Pictures are not part of the copy. Retype the lines from the first one through the line that contains "(y === 2022".

## START

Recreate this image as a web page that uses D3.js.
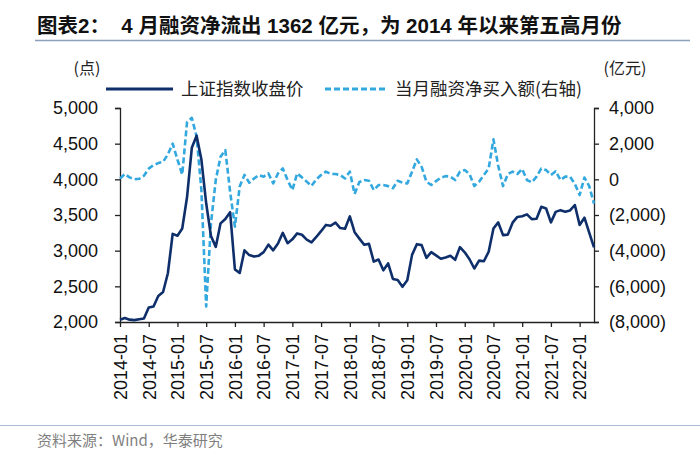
<!DOCTYPE html>
<html><head><meta charset="utf-8">
<script src="https://cdn.jsdelivr.net/npm/d3@7"></script>
<style>
body{margin:0;background:#fff;}
svg{display:block;}
</style></head>
<body>
<svg id="c" width="700" height="467"></svg>
<script>
// ---- data ----
const years = [2014,2015,2016,2017,2018,2019,2020,2021,2022];
const months = [];
years.forEach(y => { for (let m = 1; m <= 12; m++) { if (y === 2022 && m > 4) break; months.push(y + "-" + String(m).padStart(2, "0")); } });

const shIndex = [
  2033,2056,2033,2026,2039,2048,2202,2217,2364,2420,2683,3235,
  3210,3310,3748,4442,4612,4277,3664,3206,3053,3383,3445,3539,
  2738,2688,3004,2938,2917,2930,2979,3085,3005,3100,3250,3104,
  3159,3242,3223,3155,3117,3192,3273,3361,3349,3393,3317,3307,
  3481,3259,3169,3082,3095,2847,2876,2725,2821,2603,2588,2494,
  2585,2941,3091,3078,2899,2979,2933,2886,2905,2929,2872,3050,
  2977,2880,2750,2860,2852,2985,3310,3396,3218,3225,3392,3473,
  3483,3509,3442,3447,3615,3591,3397,3544,3568,3547,3564,3640,
  3361,3462,3252,3047
];
const marginNet = [
  40,300,110,0,30,200,600,800,910,980,1400,2000,
  1100,270,3200,3450,2400,-600,-7130,-2470,-40,1270,1640,-700,
  -2650,-400,250,-190,50,240,150,330,-230,330,610,-40,
  -600,330,110,-130,-370,0,240,430,300,300,240,50,
  430,-820,-150,-40,-80,-600,-320,-320,-380,-500,-80,-190,
  -230,430,1120,700,-130,-320,-100,90,180,150,-40,430,
  520,300,-380,-130,240,610,2240,750,-380,300,430,300,
  580,-40,-170,150,610,520,240,450,-40,150,150,-260,
  -880,100,-380,-1362
];
const leftTicks = [2000,2500,3000,3500,4000,4500,5000];
const rightTicks = [-8000,-6000,-4000,-2000,0,2000,4000];
const xTickLabels = months.filter((d,i) => i % 6 === 0);

const title = "图表2：  4 月融资净流出 1362 亿元，为 2014 年以来第五高月份";
const leftUnit = "(点)", rightUnit = "(亿元)";
const legendNames = ["上证指数收盘价", "当月融资净买入额(右轴)"];
const source = "资料来源：Wind，华泰研究";

// ---- drawing ----
const svg = d3.select("#c");
const numFont = "'Liberation Sans', Arial, sans-serif";
const cjkFont = "'Noto Sans CJK SC', 'Liberation Sans', sans-serif";
const navy = "#0f2f6b", light = "#33a8df";

const L = 120, R = 594, T = 108, B = 322;
const x = d3.scalePoint().domain(months).range([L, R]);
const yL = d3.scaleLinear().domain([2000, 5000]).range([B, T]);
const yR = d3.scaleLinear().domain([-8000, 4000]).range([B, T]);

// title
svg.append("text").attr("x", 37).attr("y", 33)
  .attr("font-family", "'Liberation Sans', 'Noto Sans CJK SC', sans-serif")
  .attr("font-weight", "bold").attr("font-size", 20.5).attr("fill", "#111")
  .attr("xml:space", "preserve").text(title);
svg.append("line").attr("x1", 35).attr("x2", 690).attr("y1", 40.5).attr("y2", 40.5)
  .attr("stroke", "#8aa0bd").attr("stroke-width", 1.5);

// footer
svg.append("line").attr("x1", 0).attr("x2", 700).attr("y1", 425.5).attr("y2", 425.5)
  .attr("stroke", "#a9bdd6").attr("stroke-width", 1.2);
svg.append("text").attr("x", 37).attr("y", 446)
  .attr("font-family", cjkFont).attr("font-size", 15).attr("fill", "#7f7f7f").text(source);

// units
svg.append("text").attr("x", 87).attr("y", 74).attr("text-anchor", "middle")
  .attr("font-family", cjkFont).attr("font-size", 16).attr("fill", "#222").text(leftUnit);
svg.append("text").attr("x", 625).attr("y", 74).attr("text-anchor", "middle")
  .attr("font-family", cjkFont).attr("font-size", 16).attr("fill", "#222").text(rightUnit);

// legend
svg.append("line").attr("x1", 106).attr("x2", 173).attr("y1", 89).attr("y2", 89)
  .attr("stroke", navy).attr("stroke-width", 3);
svg.append("text").attr("x", 181).attr("y", 95).attr("font-family", cjkFont)
  .attr("font-size", 17.5).attr("fill", "#222").text(legendNames[0]);
svg.append("line").attr("x1", 325).attr("x2", 387).attr("y1", 89).attr("y2", 89)
  .attr("stroke", light).attr("stroke-width", 3).attr("stroke-dasharray", "6,3");
svg.append("text").attr("x", 395).attr("y", 95).attr("font-family", cjkFont)
  .attr("font-size", 17.5).attr("fill", "#222").text(legendNames[1]);

// axes
const fmtL = d3.format(",");
const fmtR = v => v < 0 ? "(" + d3.format(",")(-v) + ")" : d3.format(",")(v);

const gL = svg.append("g").attr("transform", `translate(${L},0)`)
  .call(d3.axisLeft(yL).tickValues(leftTicks).tickFormat(fmtL).tickSize(5).tickSizeOuter(5).tickPadding(17));
const gR = svg.append("g").attr("transform", `translate(${R},0)`)
  .call(d3.axisRight(yR).tickValues(rightTicks).tickFormat(fmtR).tickSize(5).tickSizeOuter(5).tickPadding(10));
const gB = svg.append("g").attr("transform", `translate(0,${B})`)
  .call(d3.axisBottom(x).tickValues(xTickLabels).tickSize(5).tickSizeOuter(0).tickPadding(8));

[gL, gR, gB].forEach(g => {
  g.select(".domain").attr("stroke", "#222").attr("stroke-width", 1.3);
  g.selectAll(".tick line").attr("stroke", "#222").attr("stroke-width", 1.3);
  g.selectAll("text").attr("font-family", numFont).attr("font-size", 18).attr("fill", "#111");
});
gB.selectAll(".tick text")
  .attr("transform", "rotate(-90)")
  .attr("text-anchor", "end")
  .attr("x", -12).attr("y", 0).attr("dy", "0.35em");

// lines
const lineL = d3.line().x((d, i) => x(months[i])).y(d => yL(d)).curve(d3.curveLinear);
const lineR = d3.line().x((d, i) => x(months[i])).y(d => yR(d)).curve(d3.curveLinear);

svg.append("path").datum(marginNet).attr("d", lineR)
  .attr("fill", "none").attr("stroke", light).attr("stroke-width", 2.6)
  .attr("stroke-dasharray", "6,3").attr("stroke-linejoin", "round");
svg.append("path").datum(shIndex).attr("d", lineL)
  .attr("fill", "none").attr("stroke", navy).attr("stroke-width", 2.6)
  .attr("stroke-linejoin", "round");
</script>
</body></html>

## END

**TASK RESPONSE:**
Recreate this image as a web page that uses D3.js.
<!DOCTYPE html>
<html><head><meta charset="utf-8">
<script src="https://cdn.jsdelivr.net/npm/d3@7"></script>
<style>
body{margin:0;background:#fff;}
svg{display:block;}
</style></head>
<body>
<svg id="c" width="700" height="467"></svg>
<script>
// ---- data ----
const years = [2014,2015,2016,2017,2018,2019,2020,2021,2022];
const months = [];
years.forEach(y => { for (let m = 1; m <= 12; m++) { if (y === 2022 && m > 4) break; months.push(y + "-" + String(m).padStart(2, "0")); } });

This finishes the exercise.